**Exercise:**
Copy nothing but the text: reproduce each line of the listing exactly and leave the pictures out.

**Collected material:**
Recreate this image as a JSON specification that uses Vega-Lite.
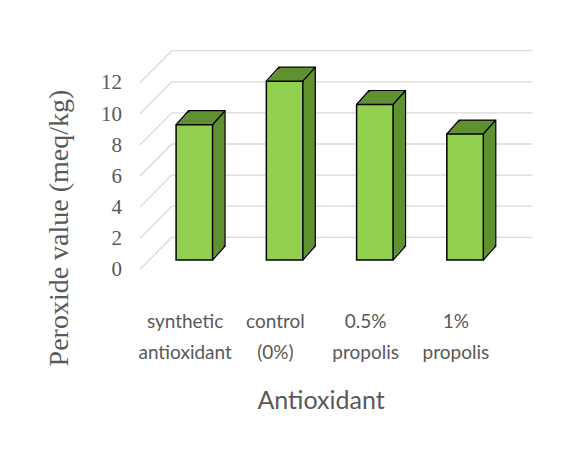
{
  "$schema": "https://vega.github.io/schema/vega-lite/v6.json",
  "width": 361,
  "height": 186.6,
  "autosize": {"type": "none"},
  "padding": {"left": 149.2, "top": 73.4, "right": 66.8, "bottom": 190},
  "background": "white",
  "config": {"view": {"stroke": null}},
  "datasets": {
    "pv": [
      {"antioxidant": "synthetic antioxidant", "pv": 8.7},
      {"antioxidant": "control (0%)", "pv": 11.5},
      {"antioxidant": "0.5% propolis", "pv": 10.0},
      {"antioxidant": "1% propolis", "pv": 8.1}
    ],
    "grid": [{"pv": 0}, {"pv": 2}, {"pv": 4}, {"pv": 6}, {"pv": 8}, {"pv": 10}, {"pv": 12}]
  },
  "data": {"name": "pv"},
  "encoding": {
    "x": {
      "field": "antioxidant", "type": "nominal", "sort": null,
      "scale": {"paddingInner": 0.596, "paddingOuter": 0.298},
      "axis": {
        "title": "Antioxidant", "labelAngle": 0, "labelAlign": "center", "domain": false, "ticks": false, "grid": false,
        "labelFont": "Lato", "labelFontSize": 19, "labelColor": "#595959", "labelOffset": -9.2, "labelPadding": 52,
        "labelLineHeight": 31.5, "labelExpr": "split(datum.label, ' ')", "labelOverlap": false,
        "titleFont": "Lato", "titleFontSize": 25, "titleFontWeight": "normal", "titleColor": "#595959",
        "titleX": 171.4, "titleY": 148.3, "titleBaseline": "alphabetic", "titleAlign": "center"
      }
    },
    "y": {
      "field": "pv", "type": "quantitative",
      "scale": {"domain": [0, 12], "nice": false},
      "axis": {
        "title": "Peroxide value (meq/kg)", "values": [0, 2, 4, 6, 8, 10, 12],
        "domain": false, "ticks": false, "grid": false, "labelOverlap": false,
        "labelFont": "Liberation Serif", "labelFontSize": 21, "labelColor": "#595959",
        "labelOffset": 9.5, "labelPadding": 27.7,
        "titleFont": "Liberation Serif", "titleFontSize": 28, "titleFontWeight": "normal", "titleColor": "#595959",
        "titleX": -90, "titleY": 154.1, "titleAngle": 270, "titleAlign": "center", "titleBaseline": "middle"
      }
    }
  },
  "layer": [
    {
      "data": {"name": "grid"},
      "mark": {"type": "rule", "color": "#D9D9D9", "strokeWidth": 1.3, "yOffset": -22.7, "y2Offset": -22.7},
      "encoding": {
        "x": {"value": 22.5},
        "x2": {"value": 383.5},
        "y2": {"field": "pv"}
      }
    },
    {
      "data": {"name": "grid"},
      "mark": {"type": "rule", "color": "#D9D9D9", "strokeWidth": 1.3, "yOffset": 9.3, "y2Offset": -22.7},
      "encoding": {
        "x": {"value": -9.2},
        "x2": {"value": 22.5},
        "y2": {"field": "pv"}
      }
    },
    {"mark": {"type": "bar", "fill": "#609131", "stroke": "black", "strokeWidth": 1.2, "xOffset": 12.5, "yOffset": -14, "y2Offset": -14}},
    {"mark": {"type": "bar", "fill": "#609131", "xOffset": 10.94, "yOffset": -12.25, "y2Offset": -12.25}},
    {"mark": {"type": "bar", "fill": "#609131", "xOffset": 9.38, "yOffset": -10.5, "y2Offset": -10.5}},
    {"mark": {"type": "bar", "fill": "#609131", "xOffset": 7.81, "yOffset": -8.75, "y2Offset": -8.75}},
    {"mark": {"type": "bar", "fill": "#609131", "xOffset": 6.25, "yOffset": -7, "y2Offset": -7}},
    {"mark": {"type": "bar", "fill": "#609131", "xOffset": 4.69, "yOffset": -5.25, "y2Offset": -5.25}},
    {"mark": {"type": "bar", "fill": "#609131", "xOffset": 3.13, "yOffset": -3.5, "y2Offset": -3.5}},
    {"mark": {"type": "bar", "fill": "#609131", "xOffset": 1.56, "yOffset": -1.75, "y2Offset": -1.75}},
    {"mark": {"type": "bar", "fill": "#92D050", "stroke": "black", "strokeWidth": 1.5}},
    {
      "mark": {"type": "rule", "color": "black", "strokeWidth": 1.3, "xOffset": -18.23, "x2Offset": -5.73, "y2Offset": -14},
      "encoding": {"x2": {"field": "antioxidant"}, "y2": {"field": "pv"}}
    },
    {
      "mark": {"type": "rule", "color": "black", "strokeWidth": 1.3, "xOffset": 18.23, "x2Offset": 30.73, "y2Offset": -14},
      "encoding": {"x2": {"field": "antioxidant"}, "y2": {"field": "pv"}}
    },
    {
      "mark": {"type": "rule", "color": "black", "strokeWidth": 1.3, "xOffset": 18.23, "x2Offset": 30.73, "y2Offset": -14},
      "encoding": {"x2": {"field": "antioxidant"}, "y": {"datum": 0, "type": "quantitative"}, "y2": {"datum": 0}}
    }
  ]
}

**Response to this task:**
Recreate this image as a JSON specification that uses Vega-Lite.
{
  "$schema": "https://vega.github.io/schema/vega-lite/v6.json",
  "width": 361,
  "height": 186.6,
  "autosize": {"type": "none"},
  "padding": {"left": 149.2, "top": 73.4, "right": 66.8, "bottom": 190},
  "background": "white",
  "config": {"view": {"stroke": null}},
  "datasets": {
    "pv": [
      {"antioxidant": "synthetic antioxidant", "pv": 8.7},
      {"antioxidant": "control (0%)", "pv": 11.5},
      {"antioxidant": "0.5% propolis", "pv": 10.0},
      {"antioxidant": "1% propolis", "pv": 8.1}
    ],
    "grid": [{"pv": 0}, {"pv": 2}, {"pv": 4}, {"pv": 6}, {"pv": 8}, {"pv": 10}, {"pv": 12}]
  },
  "data": {"name": "pv"},
  "encoding": {
    "x": {
      "field": "antioxidant", "type": "nominal", "sort": null,
      "scale": {"paddingInner": 0.596, "paddingOuter": 0.298},
      "axis": {
        "title": "Antioxidant", "labelAngle": 0, "labelAlign": "center", "domain": false, "ticks": false, "grid": false,
        "labelFont": "Lato", "labelFontSize": 19, "labelColor": "#595959", "labelOffset": -9.2, "labelPadding": 52,
        "labelLineHeight": 31.5, "labelExpr": "split(datum.label, ' ')", "labelOverlap": false,
        "titleFont": "Lato", "titleFontSize": 25, "titleFontWeight": "normal", "titleColor": "#595959",
        "titleX": 171.4, "titleY": 148.3, "titleBaseline": "alphabetic", "titleAlign": "center"
      }
    },
    "y": {
      "field": "pv", "type": "quantitative",
      "scale": {"domain": [0, 12], "nice": false},
      "axis": {
        "title": "Peroxide value (meq/kg)", "values": [0, 2, 4, 6, 8, 10, 12],
        "domain": false, "ticks": false, "grid": false, "labelOverlap": false,
        "labelFont": "Liberation Serif", "labelFontSize": 21, "labelColor": "#595959",
        "labelOffset": 9.5, "labelPadding": 27.7,
        "titleFont": "Liberation Serif", "titleFontSize": 28, "titleFontWeight": "normal", "titleColor": "#595959",
        "titleX": -90, "titleY": 154.1, "titleAngle": 270, "titleAlign": "center", "titleBaseline": "middle"
      }
    }
  },
  "layer": [
    {
      "data": {"name": "grid"},
      "mark": {"type": "rule", "color": "#D9D9D9", "strokeWidth": 1.3, "yOffset": -22.7, "y2Offset": -22.7},
      "encoding": {
        "x": {"value": 22.5},
        "x2": {"value": 383.5},
        "y2": {"field": "pv"}
      }
    },
    {
      "data": {"name": "grid"},
      "mark": {"type": "rule", "color": "#D9D9D9", "strokeWidth": 1.3, "yOffset": 9.3, "y2Offset": -22.7},
      "encoding": {
        "x": {"value": -9.2},
        "x2": {"value": 22.5},
        "y2": {"field": "pv"}
      }
    },
    {"mark": {"type": "bar", "fill": "#609131", "stroke": "black", "strokeWidth": 1.2, "xOffset": 12.5, "yOffset": -14, "y2Offset": -14}},
    {"mark": {"type": "bar", "fill": "#609131", "xOffset": 10.94, "yOffset": -12.25, "y2Offset": -12.25}},
    {"mark": {"type": "bar", "fill": "#609131", "xOffset": 9.38, "yOffset": -10.5, "y2Offset": -10.5}},
    {"mark": {"type": "bar", "fill": "#609131", "xOffset": 7.81, "yOffset": -8.75, "y2Offset": -8.75}},
    {"mark": {"type": "bar", "fill": "#609131", "xOffset": 6.25, "yOffset": -7, "y2Offset": -7}},
    {"mark": {"type": "bar", "fill": "#609131", "xOffset": 4.69, "yOffset": -5.25, "y2Offset": -5.25}},
    {"mark": {"type": "bar", "fill": "#609131", "xOffset": 3.13, "yOffset": -3.5, "y2Offset": -3.5}},
    {"mark": {"type": "bar", "fill": "#609131", "xOffset": 1.56, "yOffset": -1.75, "y2Offset": -1.75}},
    {"mark": {"type": "bar", "fill": "#92D050", "stroke": "black", "strokeWidth": 1.5}},
    {
      "mark": {"type": "rule", "color": "black", "strokeWidth": 1.3, "xOffset": -18.23, "x2Offset": -5.73, "y2Offset": -14},
      "encoding": {"x2": {"field": "antioxidant"}, "y2": {"field": "pv"}}
    },
    {
      "mark": {"type": "rule", "color": "black", "strokeWidth": 1.3, "xOffset": 18.23, "x2Offset": 30.73, "y2Offset": -14},
      "encoding": {"x2": {"field": "antioxidant"}, "y2": {"field": "pv"}}
    },
    {
      "mark": {"type": "rule", "color": "black", "strokeWidth": 1.3, "xOffset": 18.23, "x2Offset": 30.73, "y2Offset": -14},
      "encoding": {"x2": {"field": "antioxidant"}, "y": {"datum": 0, "type": "quantitative"}, "y2": {"datum": 0}}
    }
  ]
}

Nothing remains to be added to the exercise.